▸ SET EXERCISE:
For the copy, please give all of the data again exactly and leave the pictures out.
[start SUPPLIED MATERIAL]
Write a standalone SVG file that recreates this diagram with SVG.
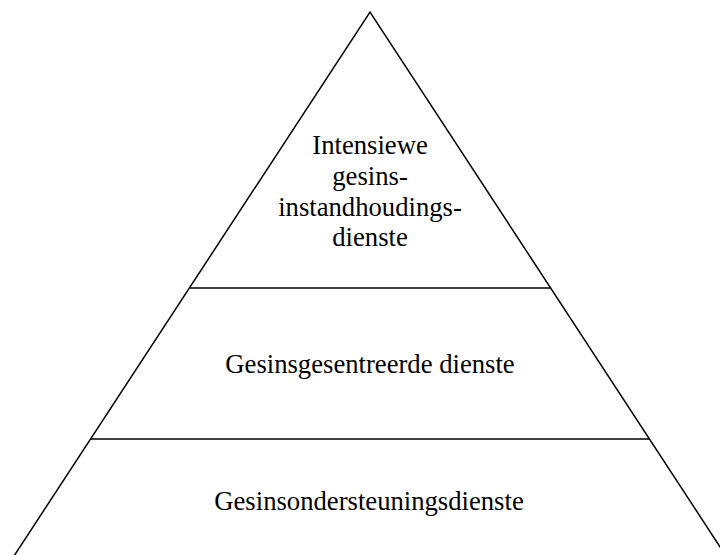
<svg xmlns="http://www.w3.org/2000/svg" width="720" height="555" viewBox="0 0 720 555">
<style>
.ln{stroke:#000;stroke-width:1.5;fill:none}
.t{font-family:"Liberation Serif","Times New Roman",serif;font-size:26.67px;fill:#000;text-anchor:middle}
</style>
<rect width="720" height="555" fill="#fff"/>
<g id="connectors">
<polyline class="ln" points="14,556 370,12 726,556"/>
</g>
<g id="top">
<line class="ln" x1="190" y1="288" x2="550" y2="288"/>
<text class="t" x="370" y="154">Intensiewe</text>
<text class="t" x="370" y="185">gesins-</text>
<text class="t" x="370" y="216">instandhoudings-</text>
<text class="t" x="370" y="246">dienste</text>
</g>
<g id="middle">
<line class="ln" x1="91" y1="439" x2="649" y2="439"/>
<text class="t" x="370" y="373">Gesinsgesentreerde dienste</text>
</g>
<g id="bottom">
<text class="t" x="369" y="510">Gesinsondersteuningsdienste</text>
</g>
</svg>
[end SUPPLIED MATERIAL]
▸ TASK SOLUTION:
Write a standalone SVG file that recreates this diagram with SVG.
<svg xmlns="http://www.w3.org/2000/svg" width="720" height="555" viewBox="0 0 720 555">
<style>
.ln{stroke:#000;stroke-width:1.5;fill:none}
.t{font-family:"Liberation Serif","Times New Roman",serif;font-size:26.67px;fill:#000;text-anchor:middle}
</style>
<rect width="720" height="555" fill="#fff"/>
<g id="connectors">
<polyline class="ln" points="14,556 370,12 726,556"/>
</g>
<g id="top">
<line class="ln" x1="190" y1="288" x2="550" y2="288"/>
<text class="t" x="370" y="154">Intensiewe</text>
<text class="t" x="370" y="185">gesins-</text>
<text class="t" x="370" y="216">instandhoudings-</text>
<text class="t" x="370" y="246">dienste</text>
</g>
<g id="middle">
<line class="ln" x1="91" y1="439" x2="649" y2="439"/>
<text class="t" x="370" y="373">Gesinsgesentreerde dienste</text>
</g>
<g id="bottom">
<text class="t" x="369" y="510">Gesinsondersteuningsdienste</text>
</g>
</svg>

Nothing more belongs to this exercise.